### Job
Word for word, print each line of the listing below; pictures stay out.

### Recorded information

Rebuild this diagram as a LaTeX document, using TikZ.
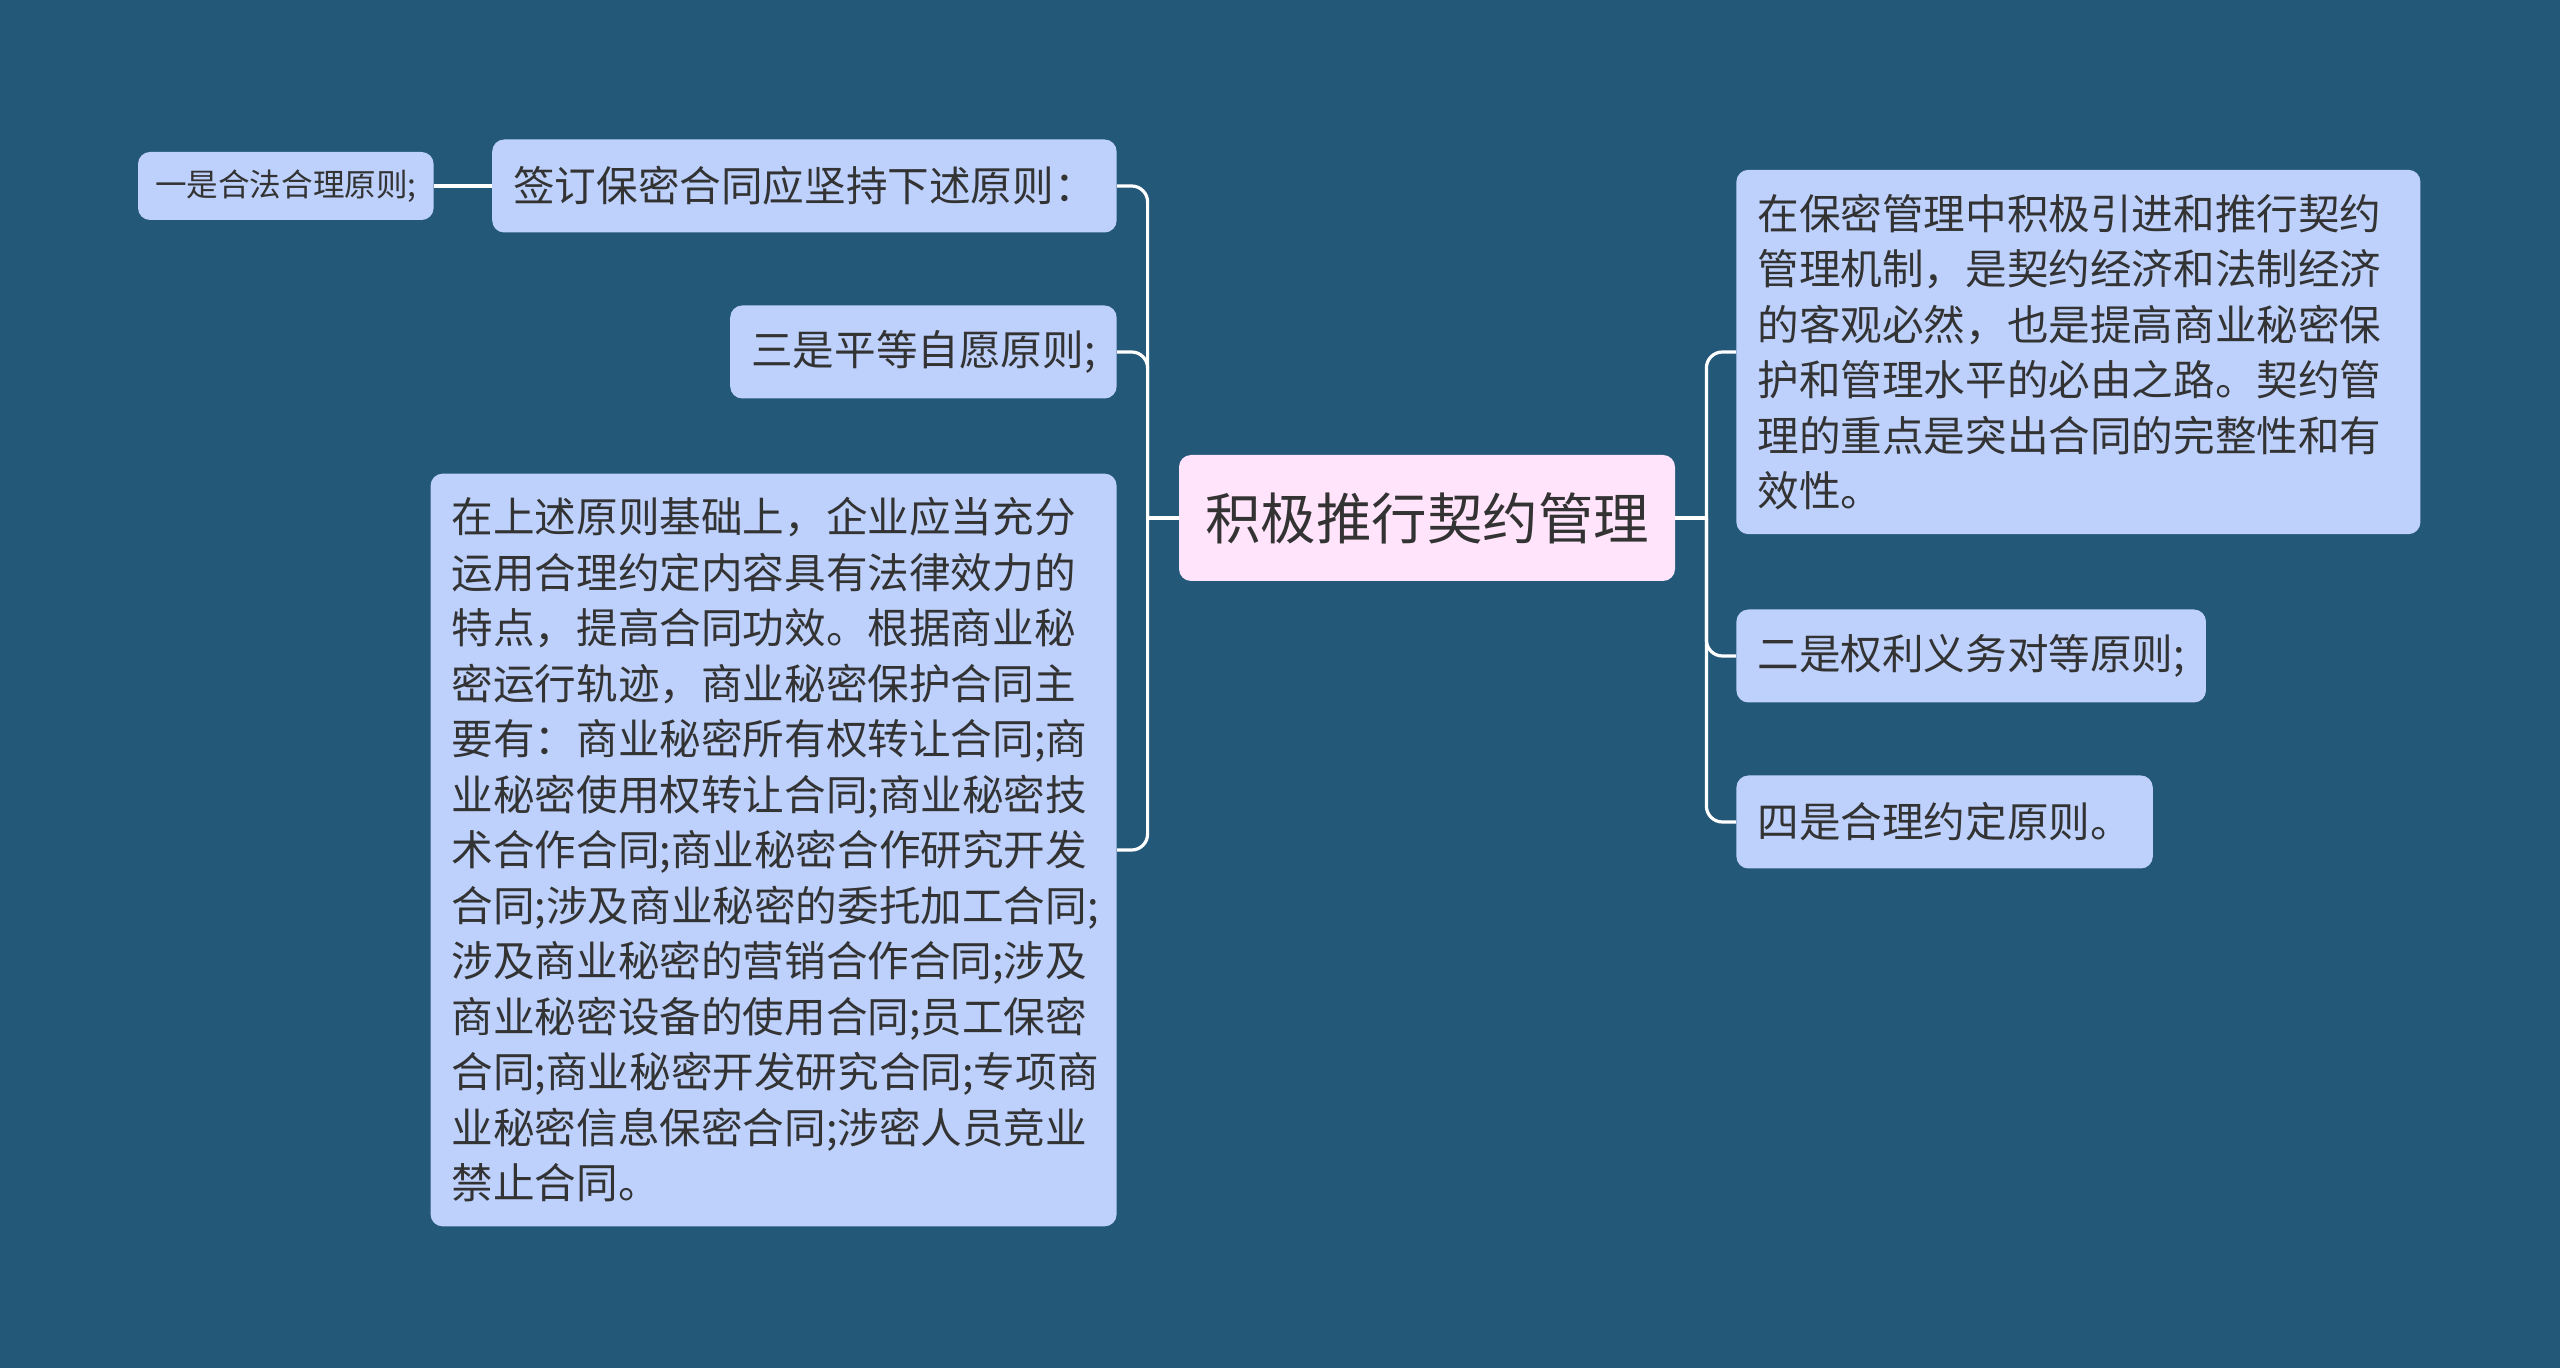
\documentclass[tikz,border=0pt]{standalone}
\usepackage{fontspec}
\setmainfont{Noto Sans CJK SC}
\usepackage{tikz}
\definecolor{bgblue}{RGB}{36,88,121}
\definecolor{nodeblue}{RGB}{189,209,252}
\definecolor{rootpink}{RGB}{255,228,251}
\definecolor{inkgray}{RGB}{51,51,51}

\begin{document}
\begin{tikzpicture}[x=0.5pt, y=-0.5pt]
  \tikzstyle{topic}=[rectangle, fill=nodeblue, rounded corners=6pt, text=inkgray, inner xsep=10.5pt, font=\fontsize{20.8}{27.75}\selectfont]
  \tikzstyle{single}=[topic, minimum height=46.5pt]
  \tikzstyle{para}=[topic, align=left, inner ysep=12pt]
  \tikzstyle{root}=[topic, fill=rootpink, inner xsep=13pt, minimum height=63pt, font=\fontsize{27.75}{33}\selectfont]
  \tikzstyle{link}=[draw=white, line width=1.6pt, rounded corners=8pt]
  \fill[bgblue] (0,0) rectangle (2560,1368);
  \node[root] (root) at (1427,518) {积极推行契约管理};
  \node[single, anchor=east] (sign) at (1117,186) {签订保密合同应坚持下述原则：};
  \node[topic, anchor=east, minimum height=34pt, inner xsep=8.5pt, font=\fontsize{15.8}{19}\selectfont] (yi) at (434,186) {一是合法合理原则;};
  \node[single, anchor=east] (san) at (1117,352) {三是平等自愿原则;};
  \node[para, anchor=east, text width=322pt] (kinds) at (1117,850) {在上述原则基础上，企业应当充分\\
    运用合理约定内容具有法律效力的\\
    特点，提高合同功效。根据商业秘\\
    密运行轨迹，商业秘密保护合同主\\
    要有：商业秘密所有权转让合同;商\\
    业秘密使用权转让合同;商业秘密技\\
    术合作合同;商业秘密合作研究开发\\
    合同;涉及商业秘密的委托加工合同;\\
    涉及商业秘密的营销合作合同;涉及\\
    商业秘密设备的使用合同;员工保密\\
    合同;商业秘密开发研究合同;专项商\\
    业秘密信息保密合同;涉密人员竞业\\
    禁止合同。};
  \node[para, anchor=west, text width=321pt] (why) at (1736,352) {在保密管理中积极引进和推行契约\\
    管理机制，是契约经济和法制经济\\
    的客观必然，也是提高商业秘密保\\
    护和管理水平的必由之路。契约管\\
    理的重点是突出合同的完整性和有\\
    效性。};
  \node[single, anchor=west] (er) at (1736,656) {二是权利义务对等原则;};
  \node[single, anchor=west] (si) at (1736,822) {四是合理约定原则。};
  \coordinate (lt) at ([xshift=-15.5pt]root.west);
  \coordinate (rt) at ([xshift=15.5pt]root.east);
  \draw[link] (root.west) -- (lt);
  \draw[link] (root.east) -- (rt);
  \draw[link] (lt) |- (sign.east);
  \draw[link] (lt) |- (san.east);
  \draw[link] (lt) |- (kinds.east);
  \draw[link] (rt) |- (why.west);
  \draw[link] (rt) |- (er.west);
  \draw[link] (rt) |- (si.west);
  \draw[link] (sign.west) -- (yi.east);
\end{tikzpicture}
\end{document}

### Solution to this task
Rebuild this diagram as a LaTeX document, using TikZ.
\documentclass[tikz,border=0pt]{standalone}
\usepackage{fontspec}
\setmainfont{Noto Sans CJK SC}
\usepackage{tikz}
\definecolor{bgblue}{RGB}{36,88,121}
\definecolor{nodeblue}{RGB}{189,209,252}
\definecolor{rootpink}{RGB}{255,228,251}
\definecolor{inkgray}{RGB}{51,51,51}

\begin{document}
\begin{tikzpicture}[x=0.5pt, y=-0.5pt]
  \tikzstyle{topic}=[rectangle, fill=nodeblue, rounded corners=6pt, text=inkgray, inner xsep=10.5pt, font=\fontsize{20.8}{27.75}\selectfont]
  \tikzstyle{single}=[topic, minimum height=46.5pt]
  \tikzstyle{para}=[topic, align=left, inner ysep=12pt]
  \tikzstyle{root}=[topic, fill=rootpink, inner xsep=13pt, minimum height=63pt, font=\fontsize{27.75}{33}\selectfont]
  \tikzstyle{link}=[draw=white, line width=1.6pt, rounded corners=8pt]
  \fill[bgblue] (0,0) rectangle (2560,1368);
  \node[root] (root) at (1427,518) {积极推行契约管理};
  \node[single, anchor=east] (sign) at (1117,186) {签订保密合同应坚持下述原则：};
  \node[topic, anchor=east, minimum height=34pt, inner xsep=8.5pt, font=\fontsize{15.8}{19}\selectfont] (yi) at (434,186) {一是合法合理原则;};
  \node[single, anchor=east] (san) at (1117,352) {三是平等自愿原则;};
  \node[para, anchor=east, text width=322pt] (kinds) at (1117,850) {在上述原则基础上，企业应当充分\\
    运用合理约定内容具有法律效力的\\
    特点，提高合同功效。根据商业秘\\
    密运行轨迹，商业秘密保护合同主\\
    要有：商业秘密所有权转让合同;商\\
    业秘密使用权转让合同;商业秘密技\\
    术合作合同;商业秘密合作研究开发\\
    合同;涉及商业秘密的委托加工合同;\\
    涉及商业秘密的营销合作合同;涉及\\
    商业秘密设备的使用合同;员工保密\\
    合同;商业秘密开发研究合同;专项商\\
    业秘密信息保密合同;涉密人员竞业\\
    禁止合同。};
  \node[para, anchor=west, text width=321pt] (why) at (1736,352) {在保密管理中积极引进和推行契约\\
    管理机制，是契约经济和法制经济\\
    的客观必然，也是提高商业秘密保\\
    护和管理水平的必由之路。契约管\\
    理的重点是突出合同的完整性和有\\
    效性。};
  \node[single, anchor=west] (er) at (1736,656) {二是权利义务对等原则;};
  \node[single, anchor=west] (si) at (1736,822) {四是合理约定原则。};
  \coordinate (lt) at ([xshift=-15.5pt]root.west);
  \coordinate (rt) at ([xshift=15.5pt]root.east);
  \draw[link] (root.west) -- (lt);
  \draw[link] (root.east) -- (rt);
  \draw[link] (lt) |- (sign.east);
  \draw[link] (lt) |- (san.east);
  \draw[link] (lt) |- (kinds.east);
  \draw[link] (rt) |- (why.west);
  \draw[link] (rt) |- (er.west);
  \draw[link] (rt) |- (si.west);
  \draw[link] (sign.west) -- (yi.east);
\end{tikzpicture}
\end{document}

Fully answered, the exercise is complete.